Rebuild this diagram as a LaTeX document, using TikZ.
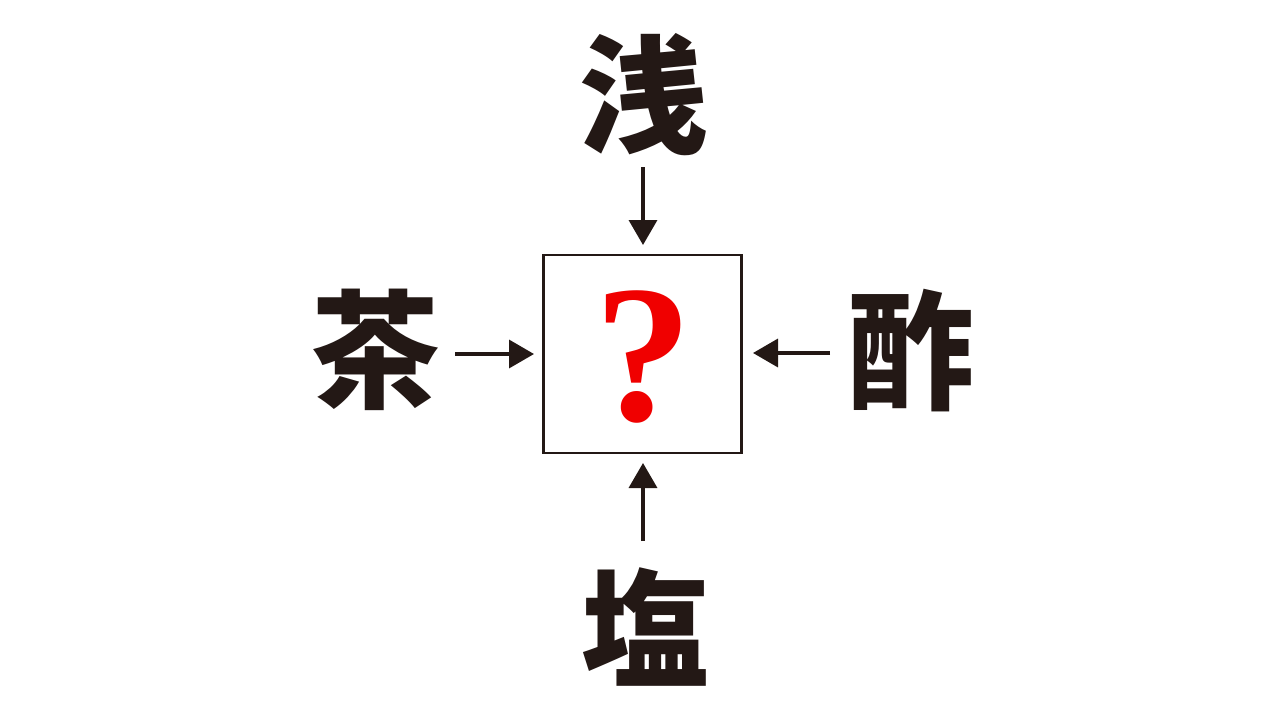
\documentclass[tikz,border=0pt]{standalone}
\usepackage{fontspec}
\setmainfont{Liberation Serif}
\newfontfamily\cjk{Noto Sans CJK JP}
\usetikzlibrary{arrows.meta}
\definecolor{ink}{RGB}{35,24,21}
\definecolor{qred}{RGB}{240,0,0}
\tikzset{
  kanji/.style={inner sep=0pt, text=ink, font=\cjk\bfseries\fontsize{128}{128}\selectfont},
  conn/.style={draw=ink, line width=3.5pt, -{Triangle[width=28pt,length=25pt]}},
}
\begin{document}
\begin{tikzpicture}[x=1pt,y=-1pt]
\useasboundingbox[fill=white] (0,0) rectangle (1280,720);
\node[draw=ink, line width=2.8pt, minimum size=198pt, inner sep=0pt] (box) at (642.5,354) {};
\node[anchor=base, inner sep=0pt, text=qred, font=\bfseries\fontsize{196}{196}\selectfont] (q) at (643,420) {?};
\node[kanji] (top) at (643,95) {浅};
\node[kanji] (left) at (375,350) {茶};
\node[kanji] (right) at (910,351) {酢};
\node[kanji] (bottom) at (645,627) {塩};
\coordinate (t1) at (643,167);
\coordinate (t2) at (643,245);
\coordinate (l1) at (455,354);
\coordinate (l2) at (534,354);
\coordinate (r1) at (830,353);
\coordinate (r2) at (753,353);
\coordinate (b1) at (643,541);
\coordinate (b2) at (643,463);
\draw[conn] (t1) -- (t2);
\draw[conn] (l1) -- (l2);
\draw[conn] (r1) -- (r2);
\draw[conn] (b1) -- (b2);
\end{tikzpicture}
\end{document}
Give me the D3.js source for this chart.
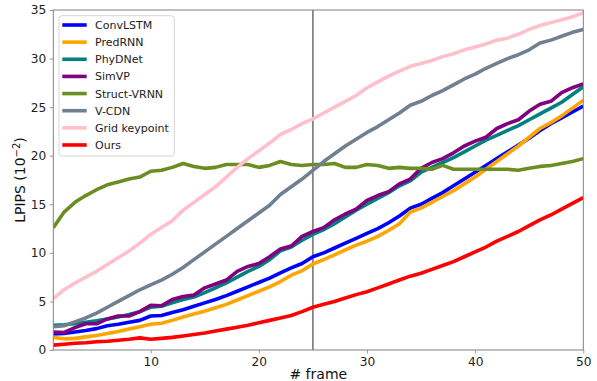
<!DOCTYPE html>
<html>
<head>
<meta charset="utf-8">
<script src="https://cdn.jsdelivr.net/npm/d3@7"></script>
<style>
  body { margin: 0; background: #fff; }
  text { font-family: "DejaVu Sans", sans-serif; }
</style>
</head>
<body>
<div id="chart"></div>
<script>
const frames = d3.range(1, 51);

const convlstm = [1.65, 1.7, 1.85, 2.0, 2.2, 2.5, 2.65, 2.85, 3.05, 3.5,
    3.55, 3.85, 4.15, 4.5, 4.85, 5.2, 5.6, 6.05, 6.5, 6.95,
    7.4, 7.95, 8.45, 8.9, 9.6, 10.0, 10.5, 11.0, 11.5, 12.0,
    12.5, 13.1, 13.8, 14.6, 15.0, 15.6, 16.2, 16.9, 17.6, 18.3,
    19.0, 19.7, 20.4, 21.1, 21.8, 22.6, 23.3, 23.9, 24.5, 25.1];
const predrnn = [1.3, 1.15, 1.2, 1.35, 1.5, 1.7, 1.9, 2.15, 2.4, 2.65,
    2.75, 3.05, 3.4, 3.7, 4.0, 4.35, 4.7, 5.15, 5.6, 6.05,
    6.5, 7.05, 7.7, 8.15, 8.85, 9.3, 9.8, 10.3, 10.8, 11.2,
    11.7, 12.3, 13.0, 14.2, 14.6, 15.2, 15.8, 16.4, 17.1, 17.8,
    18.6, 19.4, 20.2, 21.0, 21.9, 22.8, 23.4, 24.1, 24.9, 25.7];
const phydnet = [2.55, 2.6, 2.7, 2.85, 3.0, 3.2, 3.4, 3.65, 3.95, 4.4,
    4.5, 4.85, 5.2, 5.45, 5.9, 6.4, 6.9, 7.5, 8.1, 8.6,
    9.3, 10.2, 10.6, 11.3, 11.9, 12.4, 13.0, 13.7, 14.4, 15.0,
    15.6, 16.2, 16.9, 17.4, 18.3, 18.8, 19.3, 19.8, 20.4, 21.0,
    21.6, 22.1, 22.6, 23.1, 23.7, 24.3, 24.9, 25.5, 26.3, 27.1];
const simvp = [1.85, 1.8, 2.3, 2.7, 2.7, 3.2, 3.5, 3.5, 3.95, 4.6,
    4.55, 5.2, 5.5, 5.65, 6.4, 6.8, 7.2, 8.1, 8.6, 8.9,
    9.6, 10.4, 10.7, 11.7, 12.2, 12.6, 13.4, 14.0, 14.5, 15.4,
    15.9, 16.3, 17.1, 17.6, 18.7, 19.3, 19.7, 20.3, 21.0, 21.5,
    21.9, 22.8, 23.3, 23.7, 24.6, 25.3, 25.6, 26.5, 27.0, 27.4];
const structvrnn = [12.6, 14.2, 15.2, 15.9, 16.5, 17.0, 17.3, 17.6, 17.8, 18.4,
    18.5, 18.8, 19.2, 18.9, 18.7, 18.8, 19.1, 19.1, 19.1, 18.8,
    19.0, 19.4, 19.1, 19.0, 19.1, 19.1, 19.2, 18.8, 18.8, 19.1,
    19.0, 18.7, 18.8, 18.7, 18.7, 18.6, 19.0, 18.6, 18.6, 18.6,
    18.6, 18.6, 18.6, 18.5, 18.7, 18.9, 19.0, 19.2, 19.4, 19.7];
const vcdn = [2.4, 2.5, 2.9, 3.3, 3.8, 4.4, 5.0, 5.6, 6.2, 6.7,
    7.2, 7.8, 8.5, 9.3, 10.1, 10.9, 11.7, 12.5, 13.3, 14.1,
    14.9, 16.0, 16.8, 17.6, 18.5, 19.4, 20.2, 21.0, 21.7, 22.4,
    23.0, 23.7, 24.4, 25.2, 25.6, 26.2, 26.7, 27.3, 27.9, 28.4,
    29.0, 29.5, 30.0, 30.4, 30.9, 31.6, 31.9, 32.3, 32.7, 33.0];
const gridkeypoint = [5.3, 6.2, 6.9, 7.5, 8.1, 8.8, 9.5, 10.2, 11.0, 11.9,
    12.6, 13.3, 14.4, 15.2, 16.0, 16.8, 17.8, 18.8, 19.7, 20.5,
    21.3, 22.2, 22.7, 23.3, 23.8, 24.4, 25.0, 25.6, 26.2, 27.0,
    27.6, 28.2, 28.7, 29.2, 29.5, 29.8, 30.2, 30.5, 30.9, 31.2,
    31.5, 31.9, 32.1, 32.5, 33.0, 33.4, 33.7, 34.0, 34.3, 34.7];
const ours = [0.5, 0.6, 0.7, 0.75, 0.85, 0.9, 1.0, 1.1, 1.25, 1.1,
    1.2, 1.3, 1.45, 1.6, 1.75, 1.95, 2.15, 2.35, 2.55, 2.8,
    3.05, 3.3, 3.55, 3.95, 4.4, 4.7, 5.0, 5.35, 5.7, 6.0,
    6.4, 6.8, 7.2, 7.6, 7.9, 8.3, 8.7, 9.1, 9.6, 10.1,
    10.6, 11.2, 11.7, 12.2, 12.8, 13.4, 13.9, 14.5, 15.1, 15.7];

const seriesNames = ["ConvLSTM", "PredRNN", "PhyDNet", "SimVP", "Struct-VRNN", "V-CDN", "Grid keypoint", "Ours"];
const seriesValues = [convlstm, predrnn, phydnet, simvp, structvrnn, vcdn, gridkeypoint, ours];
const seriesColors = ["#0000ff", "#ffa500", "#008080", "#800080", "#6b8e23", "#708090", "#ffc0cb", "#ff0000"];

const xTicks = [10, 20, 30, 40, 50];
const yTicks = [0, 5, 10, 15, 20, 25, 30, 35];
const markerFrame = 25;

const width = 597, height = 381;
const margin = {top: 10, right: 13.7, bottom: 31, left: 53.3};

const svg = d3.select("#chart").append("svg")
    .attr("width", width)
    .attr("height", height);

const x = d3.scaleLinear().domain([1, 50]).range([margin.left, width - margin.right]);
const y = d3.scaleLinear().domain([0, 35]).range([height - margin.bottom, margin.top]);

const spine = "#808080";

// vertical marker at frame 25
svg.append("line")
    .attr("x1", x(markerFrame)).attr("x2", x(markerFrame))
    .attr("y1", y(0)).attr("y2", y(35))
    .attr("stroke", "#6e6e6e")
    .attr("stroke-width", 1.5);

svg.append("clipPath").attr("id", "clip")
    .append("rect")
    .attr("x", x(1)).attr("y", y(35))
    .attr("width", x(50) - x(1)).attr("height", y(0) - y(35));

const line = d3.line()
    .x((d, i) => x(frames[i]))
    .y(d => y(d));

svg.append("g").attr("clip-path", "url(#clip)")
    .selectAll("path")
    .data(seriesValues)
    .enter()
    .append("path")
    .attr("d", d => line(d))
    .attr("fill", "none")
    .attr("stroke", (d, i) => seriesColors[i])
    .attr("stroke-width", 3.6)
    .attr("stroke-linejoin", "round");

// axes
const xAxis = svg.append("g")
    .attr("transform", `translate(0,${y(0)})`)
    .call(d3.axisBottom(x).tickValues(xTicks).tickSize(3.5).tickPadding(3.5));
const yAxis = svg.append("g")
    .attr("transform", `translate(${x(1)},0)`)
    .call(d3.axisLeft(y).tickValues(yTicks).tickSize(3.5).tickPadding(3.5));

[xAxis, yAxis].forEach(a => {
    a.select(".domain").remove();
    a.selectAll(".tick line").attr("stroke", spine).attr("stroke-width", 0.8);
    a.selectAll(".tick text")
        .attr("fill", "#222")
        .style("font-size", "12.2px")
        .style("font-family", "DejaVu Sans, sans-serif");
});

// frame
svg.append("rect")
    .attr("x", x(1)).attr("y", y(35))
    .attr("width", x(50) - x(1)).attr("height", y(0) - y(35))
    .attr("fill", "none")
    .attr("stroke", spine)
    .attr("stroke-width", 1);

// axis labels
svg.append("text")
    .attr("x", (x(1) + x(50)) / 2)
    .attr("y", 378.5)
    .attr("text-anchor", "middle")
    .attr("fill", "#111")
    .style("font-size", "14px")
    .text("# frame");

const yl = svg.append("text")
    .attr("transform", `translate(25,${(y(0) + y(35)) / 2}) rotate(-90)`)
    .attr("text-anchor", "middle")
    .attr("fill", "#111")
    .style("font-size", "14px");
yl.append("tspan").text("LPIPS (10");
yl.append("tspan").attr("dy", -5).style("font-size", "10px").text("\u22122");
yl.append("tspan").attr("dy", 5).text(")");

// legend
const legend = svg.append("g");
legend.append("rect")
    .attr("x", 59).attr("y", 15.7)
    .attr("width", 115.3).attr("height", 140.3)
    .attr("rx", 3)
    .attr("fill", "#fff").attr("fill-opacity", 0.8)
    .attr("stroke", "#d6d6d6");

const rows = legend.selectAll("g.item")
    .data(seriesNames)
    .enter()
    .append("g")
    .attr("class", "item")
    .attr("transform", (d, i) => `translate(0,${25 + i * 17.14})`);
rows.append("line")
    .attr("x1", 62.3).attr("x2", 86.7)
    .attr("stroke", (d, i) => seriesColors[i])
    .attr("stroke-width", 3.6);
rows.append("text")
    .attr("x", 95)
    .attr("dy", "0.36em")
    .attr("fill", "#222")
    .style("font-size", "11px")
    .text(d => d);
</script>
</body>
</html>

# Problem details
Write out, exactly and with nothing added, everything from the line with "Give me the D3.js source for this chart." down to the line with "const frames = d3.range(1, 51);", both included. Drop any pictures.

# Result of this exercise
Give me the D3.js source for this chart.
<!DOCTYPE html>
<html>
<head>
<meta charset="utf-8">
<script src="https://cdn.jsdelivr.net/npm/d3@7"></script>
<style>
  body { margin: 0; background: #fff; }
  text { font-family: "DejaVu Sans", sans-serif; }
</style>
</head>
<body>
<div id="chart"></div>
<script>
const frames = d3.range(1, 51);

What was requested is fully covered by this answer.